* BEGIN *

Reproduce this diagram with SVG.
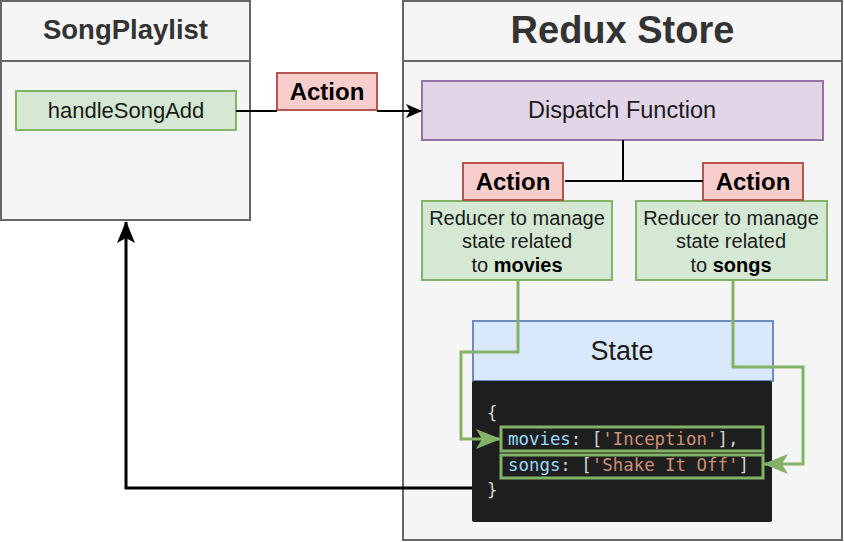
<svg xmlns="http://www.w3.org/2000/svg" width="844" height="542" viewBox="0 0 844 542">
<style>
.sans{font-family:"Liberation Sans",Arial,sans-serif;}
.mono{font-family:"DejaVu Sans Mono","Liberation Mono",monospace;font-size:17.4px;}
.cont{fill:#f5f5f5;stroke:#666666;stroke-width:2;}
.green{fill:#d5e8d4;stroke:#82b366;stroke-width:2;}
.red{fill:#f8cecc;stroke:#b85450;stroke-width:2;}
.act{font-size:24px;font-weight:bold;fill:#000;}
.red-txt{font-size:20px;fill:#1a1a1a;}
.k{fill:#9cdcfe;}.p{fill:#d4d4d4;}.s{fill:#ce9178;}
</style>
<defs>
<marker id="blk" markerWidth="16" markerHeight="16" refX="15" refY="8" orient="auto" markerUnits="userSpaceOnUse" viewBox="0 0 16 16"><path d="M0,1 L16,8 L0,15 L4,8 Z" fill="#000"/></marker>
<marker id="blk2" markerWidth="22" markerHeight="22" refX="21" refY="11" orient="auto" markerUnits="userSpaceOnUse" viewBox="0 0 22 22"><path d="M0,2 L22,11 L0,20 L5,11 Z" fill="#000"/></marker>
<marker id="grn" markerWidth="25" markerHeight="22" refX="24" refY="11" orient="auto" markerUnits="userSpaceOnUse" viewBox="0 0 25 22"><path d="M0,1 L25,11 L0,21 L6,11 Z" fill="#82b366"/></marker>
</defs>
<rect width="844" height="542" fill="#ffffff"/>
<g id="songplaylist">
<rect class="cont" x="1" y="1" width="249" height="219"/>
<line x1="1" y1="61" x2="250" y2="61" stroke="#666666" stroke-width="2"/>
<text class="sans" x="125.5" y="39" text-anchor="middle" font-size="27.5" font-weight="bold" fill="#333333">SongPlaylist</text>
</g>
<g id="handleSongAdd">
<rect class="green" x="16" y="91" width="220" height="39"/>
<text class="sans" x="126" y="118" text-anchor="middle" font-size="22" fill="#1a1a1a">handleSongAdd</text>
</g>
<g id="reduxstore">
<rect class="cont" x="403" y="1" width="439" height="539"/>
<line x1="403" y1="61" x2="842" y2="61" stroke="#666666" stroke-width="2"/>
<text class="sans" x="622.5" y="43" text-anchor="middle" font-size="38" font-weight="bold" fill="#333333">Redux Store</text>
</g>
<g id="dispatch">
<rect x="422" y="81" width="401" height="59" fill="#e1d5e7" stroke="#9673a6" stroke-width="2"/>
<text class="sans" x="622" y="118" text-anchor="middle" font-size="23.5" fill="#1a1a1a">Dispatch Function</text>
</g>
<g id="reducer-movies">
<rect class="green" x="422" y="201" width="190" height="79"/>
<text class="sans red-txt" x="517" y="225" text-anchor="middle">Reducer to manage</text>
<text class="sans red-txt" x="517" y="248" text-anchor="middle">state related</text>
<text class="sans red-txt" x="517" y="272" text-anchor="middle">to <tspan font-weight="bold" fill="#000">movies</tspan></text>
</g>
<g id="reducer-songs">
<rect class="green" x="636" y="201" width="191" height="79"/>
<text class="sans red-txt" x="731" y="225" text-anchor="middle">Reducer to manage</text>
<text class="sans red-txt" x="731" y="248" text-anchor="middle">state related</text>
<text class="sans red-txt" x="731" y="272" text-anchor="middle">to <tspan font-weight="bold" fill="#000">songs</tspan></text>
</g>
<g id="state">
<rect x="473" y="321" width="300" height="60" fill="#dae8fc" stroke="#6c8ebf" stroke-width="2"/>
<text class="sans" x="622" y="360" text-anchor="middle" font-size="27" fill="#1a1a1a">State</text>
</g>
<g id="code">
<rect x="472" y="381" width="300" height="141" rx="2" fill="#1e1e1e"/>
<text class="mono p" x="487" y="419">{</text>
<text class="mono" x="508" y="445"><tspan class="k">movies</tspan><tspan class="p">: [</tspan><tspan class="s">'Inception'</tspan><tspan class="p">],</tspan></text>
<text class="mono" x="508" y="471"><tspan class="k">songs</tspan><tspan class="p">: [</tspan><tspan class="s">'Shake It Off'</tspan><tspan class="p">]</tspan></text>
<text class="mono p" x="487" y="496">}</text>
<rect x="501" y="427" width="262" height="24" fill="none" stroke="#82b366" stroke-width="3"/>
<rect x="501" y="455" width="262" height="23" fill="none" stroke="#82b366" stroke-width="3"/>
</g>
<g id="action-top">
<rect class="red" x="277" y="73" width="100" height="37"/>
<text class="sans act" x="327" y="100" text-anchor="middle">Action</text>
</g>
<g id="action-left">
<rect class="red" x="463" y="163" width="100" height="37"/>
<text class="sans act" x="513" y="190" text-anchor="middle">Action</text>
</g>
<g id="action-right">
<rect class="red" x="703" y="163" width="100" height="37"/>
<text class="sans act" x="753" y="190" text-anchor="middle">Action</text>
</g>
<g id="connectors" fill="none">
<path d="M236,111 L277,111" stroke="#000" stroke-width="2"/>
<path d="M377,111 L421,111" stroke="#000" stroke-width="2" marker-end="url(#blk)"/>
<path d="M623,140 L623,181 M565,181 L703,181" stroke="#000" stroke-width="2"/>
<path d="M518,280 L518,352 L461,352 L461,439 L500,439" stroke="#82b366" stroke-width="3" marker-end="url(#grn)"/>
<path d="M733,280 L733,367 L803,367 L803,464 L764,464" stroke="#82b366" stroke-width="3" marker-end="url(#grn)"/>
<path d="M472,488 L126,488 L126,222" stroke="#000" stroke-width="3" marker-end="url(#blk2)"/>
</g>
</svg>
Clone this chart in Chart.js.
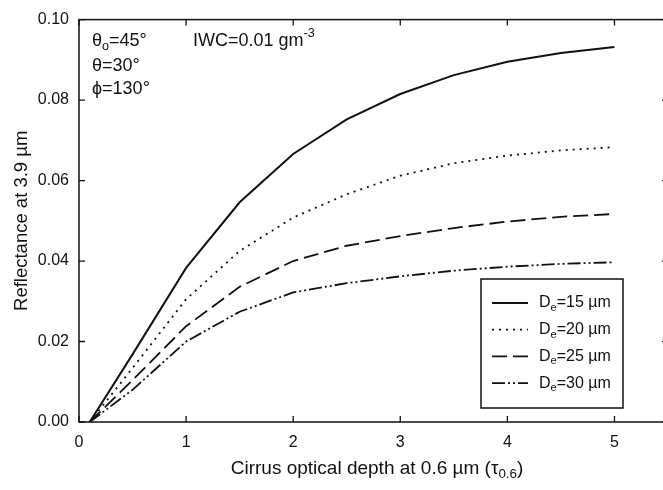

* END *

**EXERCISE:**
Reproduce the records verbatim, omitting all images they contain.

**EXERCISE ANSWER:**
Reproduce this diagram with SVG.
<svg xmlns="http://www.w3.org/2000/svg" width="844" height="542" viewBox="0 0 844 542">
<style>
.sans{font-family:"Liberation Sans",Arial,sans-serif;}
.mono{font-family:"DejaVu Sans Mono","Liberation Mono",monospace;font-size:17.4px;}
.cont{fill:#f5f5f5;stroke:#666666;stroke-width:2;}
.green{fill:#d5e8d4;stroke:#82b366;stroke-width:2;}
.red{fill:#f8cecc;stroke:#b85450;stroke-width:2;}
.act{font-size:24px;font-weight:bold;fill:#000;}
.red-txt{font-size:20px;fill:#1a1a1a;}
.k{fill:#9cdcfe;}.p{fill:#d4d4d4;}.s{fill:#ce9178;}
</style>
<defs>
<marker id="blk" markerWidth="16" markerHeight="16" refX="15" refY="8" orient="auto" markerUnits="userSpaceOnUse" viewBox="0 0 16 16"><path d="M0,1 L16,8 L0,15 L4,8 Z" fill="#000"/></marker>
<marker id="blk2" markerWidth="22" markerHeight="22" refX="21" refY="11" orient="auto" markerUnits="userSpaceOnUse" viewBox="0 0 22 22"><path d="M0,2 L22,11 L0,20 L5,11 Z" fill="#000"/></marker>
<marker id="grn" markerWidth="25" markerHeight="22" refX="24" refY="11" orient="auto" markerUnits="userSpaceOnUse" viewBox="0 0 25 22"><path d="M0,1 L25,11 L0,21 L6,11 Z" fill="#82b366"/></marker>
</defs>
<rect width="844" height="542" fill="#ffffff"/>
<g id="songplaylist">
<rect class="cont" x="1" y="1" width="249" height="219"/>
<line x1="1" y1="61" x2="250" y2="61" stroke="#666666" stroke-width="2"/>
<text class="sans" x="125.5" y="39" text-anchor="middle" font-size="27.5" font-weight="bold" fill="#333333">SongPlaylist</text>
</g>
<g id="handleSongAdd">
<rect class="green" x="16" y="91" width="220" height="39"/>
<text class="sans" x="126" y="118" text-anchor="middle" font-size="22" fill="#1a1a1a">handleSongAdd</text>
</g>
<g id="reduxstore">
<rect class="cont" x="403" y="1" width="439" height="539"/>
<line x1="403" y1="61" x2="842" y2="61" stroke="#666666" stroke-width="2"/>
<text class="sans" x="622.5" y="43" text-anchor="middle" font-size="38" font-weight="bold" fill="#333333">Redux Store</text>
</g>
<g id="dispatch">
<rect x="422" y="81" width="401" height="59" fill="#e1d5e7" stroke="#9673a6" stroke-width="2"/>
<text class="sans" x="622" y="118" text-anchor="middle" font-size="23.5" fill="#1a1a1a">Dispatch Function</text>
</g>
<g id="reducer-movies">
<rect class="green" x="422" y="201" width="190" height="79"/>
<text class="sans red-txt" x="517" y="225" text-anchor="middle">Reducer to manage</text>
<text class="sans red-txt" x="517" y="248" text-anchor="middle">state related</text>
<text class="sans red-txt" x="517" y="272" text-anchor="middle">to <tspan font-weight="bold" fill="#000">movies</tspan></text>
</g>
<g id="reducer-songs">
<rect class="green" x="636" y="201" width="191" height="79"/>
<text class="sans red-txt" x="731" y="225" text-anchor="middle">Reducer to manage</text>
<text class="sans red-txt" x="731" y="248" text-anchor="middle">state related</text>
<text class="sans red-txt" x="731" y="272" text-anchor="middle">to <tspan font-weight="bold" fill="#000">songs</tspan></text>
</g>
<g id="state">
<rect x="473" y="321" width="300" height="60" fill="#dae8fc" stroke="#6c8ebf" stroke-width="2"/>
<text class="sans" x="622" y="360" text-anchor="middle" font-size="27" fill="#1a1a1a">State</text>
</g>
<g id="code">
<rect x="472" y="381" width="300" height="141" rx="2" fill="#1e1e1e"/>
<text class="mono p" x="487" y="419">{</text>
<text class="mono" x="508" y="445"><tspan class="k">movies</tspan><tspan class="p">: [</tspan><tspan class="s">'Inception'</tspan><tspan class="p">],</tspan></text>
<text class="mono" x="508" y="471"><tspan class="k">songs</tspan><tspan class="p">: [</tspan><tspan class="s">'Shake It Off'</tspan><tspan class="p">]</tspan></text>
<text class="mono p" x="487" y="496">}</text>
<rect x="501" y="427" width="262" height="24" fill="none" stroke="#82b366" stroke-width="3"/>
<rect x="501" y="455" width="262" height="23" fill="none" stroke="#82b366" stroke-width="3"/>
</g>
<g id="action-top">
<rect class="red" x="277" y="73" width="100" height="37"/>
<text class="sans act" x="327" y="100" text-anchor="middle">Action</text>
</g>
<g id="action-left">
<rect class="red" x="463" y="163" width="100" height="37"/>
<text class="sans act" x="513" y="190" text-anchor="middle">Action</text>
</g>
<g id="action-right">
<rect class="red" x="703" y="163" width="100" height="37"/>
<text class="sans act" x="753" y="190" text-anchor="middle">Action</text>
</g>
<g id="connectors" fill="none">
<path d="M236,111 L277,111" stroke="#000" stroke-width="2"/>
<path d="M377,111 L421,111" stroke="#000" stroke-width="2" marker-end="url(#blk)"/>
<path d="M623,140 L623,181 M565,181 L703,181" stroke="#000" stroke-width="2"/>
<path d="M518,280 L518,352 L461,352 L461,439 L500,439" stroke="#82b366" stroke-width="3" marker-end="url(#grn)"/>
<path d="M733,280 L733,367 L803,367 L803,464 L764,464" stroke="#82b366" stroke-width="3" marker-end="url(#grn)"/>
<path d="M472,488 L126,488 L126,222" stroke="#000" stroke-width="3" marker-end="url(#blk2)"/>
</g>
</svg>
Clone this chart in Chart.js.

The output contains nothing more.